Repeat exactly the lines running from the first line of the data to the line containing "const boxHalfWidths = [0.25, 0.27, 0.26, 0.27, 0.25, 0.3];", both ends included, and nothing else; drop the pictures.

◆ PROVIDED DATA
>> begin

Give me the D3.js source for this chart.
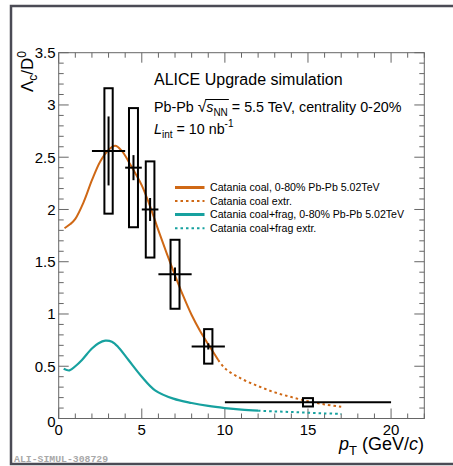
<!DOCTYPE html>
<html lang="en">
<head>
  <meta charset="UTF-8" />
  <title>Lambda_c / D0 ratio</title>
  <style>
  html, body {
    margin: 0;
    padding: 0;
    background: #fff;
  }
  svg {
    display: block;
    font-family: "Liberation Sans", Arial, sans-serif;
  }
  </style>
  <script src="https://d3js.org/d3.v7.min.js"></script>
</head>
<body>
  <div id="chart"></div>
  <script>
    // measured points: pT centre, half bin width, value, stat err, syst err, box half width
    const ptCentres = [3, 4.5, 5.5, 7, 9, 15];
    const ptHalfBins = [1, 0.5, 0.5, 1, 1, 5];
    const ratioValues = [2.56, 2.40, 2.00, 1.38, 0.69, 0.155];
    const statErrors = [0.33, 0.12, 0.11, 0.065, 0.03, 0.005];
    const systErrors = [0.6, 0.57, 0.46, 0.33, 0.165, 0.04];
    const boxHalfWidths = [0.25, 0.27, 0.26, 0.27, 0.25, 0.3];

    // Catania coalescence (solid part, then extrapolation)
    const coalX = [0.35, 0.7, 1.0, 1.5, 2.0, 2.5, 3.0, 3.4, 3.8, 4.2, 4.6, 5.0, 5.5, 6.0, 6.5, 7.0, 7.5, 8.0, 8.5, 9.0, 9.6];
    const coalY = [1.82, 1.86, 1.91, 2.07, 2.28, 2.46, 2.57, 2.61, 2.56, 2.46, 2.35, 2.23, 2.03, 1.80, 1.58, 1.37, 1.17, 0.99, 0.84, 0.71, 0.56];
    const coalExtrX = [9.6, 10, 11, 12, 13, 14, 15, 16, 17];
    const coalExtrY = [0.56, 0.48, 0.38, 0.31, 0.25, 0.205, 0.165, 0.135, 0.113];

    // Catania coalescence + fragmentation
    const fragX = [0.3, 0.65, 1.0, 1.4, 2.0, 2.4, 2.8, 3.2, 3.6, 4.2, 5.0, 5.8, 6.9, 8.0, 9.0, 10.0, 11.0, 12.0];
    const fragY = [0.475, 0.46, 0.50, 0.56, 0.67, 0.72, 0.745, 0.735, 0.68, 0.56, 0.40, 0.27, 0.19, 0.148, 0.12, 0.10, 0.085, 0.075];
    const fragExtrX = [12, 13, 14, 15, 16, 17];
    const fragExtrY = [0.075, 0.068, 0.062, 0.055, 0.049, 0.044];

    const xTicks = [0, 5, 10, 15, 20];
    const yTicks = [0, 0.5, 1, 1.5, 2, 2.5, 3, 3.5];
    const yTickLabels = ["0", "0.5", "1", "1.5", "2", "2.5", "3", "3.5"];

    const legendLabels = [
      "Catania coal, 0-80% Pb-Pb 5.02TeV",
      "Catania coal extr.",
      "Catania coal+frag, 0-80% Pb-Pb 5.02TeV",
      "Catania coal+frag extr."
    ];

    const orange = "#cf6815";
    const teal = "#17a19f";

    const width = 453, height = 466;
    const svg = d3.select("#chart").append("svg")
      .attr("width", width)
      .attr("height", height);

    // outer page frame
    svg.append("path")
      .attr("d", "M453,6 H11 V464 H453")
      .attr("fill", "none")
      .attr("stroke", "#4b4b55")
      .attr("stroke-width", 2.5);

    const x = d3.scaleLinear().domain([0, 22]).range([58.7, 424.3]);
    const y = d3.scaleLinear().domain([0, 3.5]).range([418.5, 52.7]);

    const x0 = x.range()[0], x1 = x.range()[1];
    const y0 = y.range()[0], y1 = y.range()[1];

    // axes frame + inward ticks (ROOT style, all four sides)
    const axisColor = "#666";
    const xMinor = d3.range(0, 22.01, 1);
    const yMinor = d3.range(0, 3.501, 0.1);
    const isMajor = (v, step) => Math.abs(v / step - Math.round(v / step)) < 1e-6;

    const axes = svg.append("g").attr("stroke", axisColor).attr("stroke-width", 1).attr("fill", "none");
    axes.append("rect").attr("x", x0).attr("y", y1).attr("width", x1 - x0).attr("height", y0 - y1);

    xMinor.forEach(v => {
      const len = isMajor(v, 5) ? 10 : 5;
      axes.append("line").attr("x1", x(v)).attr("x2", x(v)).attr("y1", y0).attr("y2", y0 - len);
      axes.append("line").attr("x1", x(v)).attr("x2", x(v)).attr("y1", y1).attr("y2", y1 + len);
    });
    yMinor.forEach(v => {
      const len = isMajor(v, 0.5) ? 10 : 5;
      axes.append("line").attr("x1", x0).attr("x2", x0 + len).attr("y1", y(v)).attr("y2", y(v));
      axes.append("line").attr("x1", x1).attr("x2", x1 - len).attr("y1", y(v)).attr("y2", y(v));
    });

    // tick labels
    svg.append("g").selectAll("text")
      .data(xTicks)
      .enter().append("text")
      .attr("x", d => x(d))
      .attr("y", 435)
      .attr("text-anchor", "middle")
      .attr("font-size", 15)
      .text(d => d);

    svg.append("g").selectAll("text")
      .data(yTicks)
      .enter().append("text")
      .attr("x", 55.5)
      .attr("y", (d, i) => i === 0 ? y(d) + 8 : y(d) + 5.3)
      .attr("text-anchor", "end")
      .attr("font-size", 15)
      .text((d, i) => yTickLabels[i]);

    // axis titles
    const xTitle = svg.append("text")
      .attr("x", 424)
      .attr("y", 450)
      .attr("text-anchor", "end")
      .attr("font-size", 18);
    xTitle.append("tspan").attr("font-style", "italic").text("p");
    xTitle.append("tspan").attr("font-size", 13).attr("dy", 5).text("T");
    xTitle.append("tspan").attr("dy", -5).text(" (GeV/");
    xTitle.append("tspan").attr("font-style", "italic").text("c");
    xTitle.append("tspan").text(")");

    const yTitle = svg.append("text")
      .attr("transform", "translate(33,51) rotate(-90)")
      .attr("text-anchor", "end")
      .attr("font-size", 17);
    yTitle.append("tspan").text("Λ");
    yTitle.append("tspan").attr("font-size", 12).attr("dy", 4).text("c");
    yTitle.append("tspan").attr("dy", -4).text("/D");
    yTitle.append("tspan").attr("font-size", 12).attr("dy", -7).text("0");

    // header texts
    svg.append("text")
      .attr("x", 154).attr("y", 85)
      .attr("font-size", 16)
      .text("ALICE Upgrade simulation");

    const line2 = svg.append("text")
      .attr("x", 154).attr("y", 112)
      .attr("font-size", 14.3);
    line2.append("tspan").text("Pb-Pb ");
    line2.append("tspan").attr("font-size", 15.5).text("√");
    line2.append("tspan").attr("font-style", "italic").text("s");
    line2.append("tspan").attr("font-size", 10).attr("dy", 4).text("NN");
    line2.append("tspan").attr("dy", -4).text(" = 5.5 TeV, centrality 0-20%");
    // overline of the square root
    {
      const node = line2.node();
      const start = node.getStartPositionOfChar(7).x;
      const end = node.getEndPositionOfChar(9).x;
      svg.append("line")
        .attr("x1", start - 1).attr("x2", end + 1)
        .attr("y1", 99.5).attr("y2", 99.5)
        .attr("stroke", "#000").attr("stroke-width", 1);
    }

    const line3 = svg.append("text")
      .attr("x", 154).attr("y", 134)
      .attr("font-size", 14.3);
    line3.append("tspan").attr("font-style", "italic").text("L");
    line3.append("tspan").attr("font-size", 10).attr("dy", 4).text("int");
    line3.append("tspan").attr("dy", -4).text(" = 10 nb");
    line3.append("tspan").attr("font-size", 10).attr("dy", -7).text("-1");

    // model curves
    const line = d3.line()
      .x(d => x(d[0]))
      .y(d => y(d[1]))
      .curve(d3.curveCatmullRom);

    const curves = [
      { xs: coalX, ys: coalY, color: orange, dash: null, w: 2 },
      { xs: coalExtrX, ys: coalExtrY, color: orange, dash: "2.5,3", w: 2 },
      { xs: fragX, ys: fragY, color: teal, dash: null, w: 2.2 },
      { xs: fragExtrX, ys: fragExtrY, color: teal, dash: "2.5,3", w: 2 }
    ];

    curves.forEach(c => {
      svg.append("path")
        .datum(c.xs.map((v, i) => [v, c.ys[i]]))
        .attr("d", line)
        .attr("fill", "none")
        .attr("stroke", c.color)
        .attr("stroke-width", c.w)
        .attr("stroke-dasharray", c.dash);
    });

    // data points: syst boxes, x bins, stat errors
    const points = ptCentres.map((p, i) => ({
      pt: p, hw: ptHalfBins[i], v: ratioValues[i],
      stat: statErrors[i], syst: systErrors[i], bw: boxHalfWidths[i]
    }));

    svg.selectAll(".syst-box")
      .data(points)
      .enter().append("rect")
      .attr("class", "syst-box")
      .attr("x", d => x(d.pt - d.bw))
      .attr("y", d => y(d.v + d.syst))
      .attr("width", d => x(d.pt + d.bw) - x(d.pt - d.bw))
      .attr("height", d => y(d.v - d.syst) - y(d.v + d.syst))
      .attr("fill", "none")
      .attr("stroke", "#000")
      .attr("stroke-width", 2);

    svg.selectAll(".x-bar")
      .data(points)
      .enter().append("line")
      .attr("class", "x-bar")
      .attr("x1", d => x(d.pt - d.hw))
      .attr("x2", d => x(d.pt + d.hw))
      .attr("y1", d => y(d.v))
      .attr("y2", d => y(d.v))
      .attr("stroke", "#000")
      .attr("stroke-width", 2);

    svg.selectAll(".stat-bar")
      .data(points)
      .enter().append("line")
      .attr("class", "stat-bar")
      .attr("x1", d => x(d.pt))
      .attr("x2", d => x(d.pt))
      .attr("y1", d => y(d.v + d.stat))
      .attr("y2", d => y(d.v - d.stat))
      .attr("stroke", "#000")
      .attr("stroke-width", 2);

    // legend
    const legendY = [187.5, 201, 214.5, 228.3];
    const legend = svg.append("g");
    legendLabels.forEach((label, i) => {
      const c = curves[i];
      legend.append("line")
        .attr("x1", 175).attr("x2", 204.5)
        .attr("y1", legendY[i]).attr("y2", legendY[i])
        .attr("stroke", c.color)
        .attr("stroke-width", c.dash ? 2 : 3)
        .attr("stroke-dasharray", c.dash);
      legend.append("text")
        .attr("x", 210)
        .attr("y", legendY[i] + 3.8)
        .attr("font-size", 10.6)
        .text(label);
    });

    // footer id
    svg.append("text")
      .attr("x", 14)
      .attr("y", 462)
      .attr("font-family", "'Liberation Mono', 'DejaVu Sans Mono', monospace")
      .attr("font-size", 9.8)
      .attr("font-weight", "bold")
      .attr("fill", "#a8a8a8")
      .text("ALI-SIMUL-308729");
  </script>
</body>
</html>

>> end

◆ EXERCISE RESULT
Give me the D3.js source for this chart.
<!DOCTYPE html>
<html lang="en">
<head>
  <meta charset="UTF-8" />
  <title>Lambda_c / D0 ratio</title>
  <style>
  html, body {
    margin: 0;
    padding: 0;
    background: #fff;
  }
  svg {
    display: block;
    font-family: "Liberation Sans", Arial, sans-serif;
  }
  </style>
  <script src="https://d3js.org/d3.v7.min.js"></script>
</head>
<body>
  <div id="chart"></div>
  <script>
    // measured points: pT centre, half bin width, value, stat err, syst err, box half width
    const ptCentres = [3, 4.5, 5.5, 7, 9, 15];
    const ptHalfBins = [1, 0.5, 0.5, 1, 1, 5];
    const ratioValues = [2.56, 2.40, 2.00, 1.38, 0.69, 0.155];
    const statErrors = [0.33, 0.12, 0.11, 0.065, 0.03, 0.005];
    const systErrors = [0.6, 0.57, 0.46, 0.33, 0.165, 0.04];
    const boxHalfWidths = [0.25, 0.27, 0.26, 0.27, 0.25, 0.3];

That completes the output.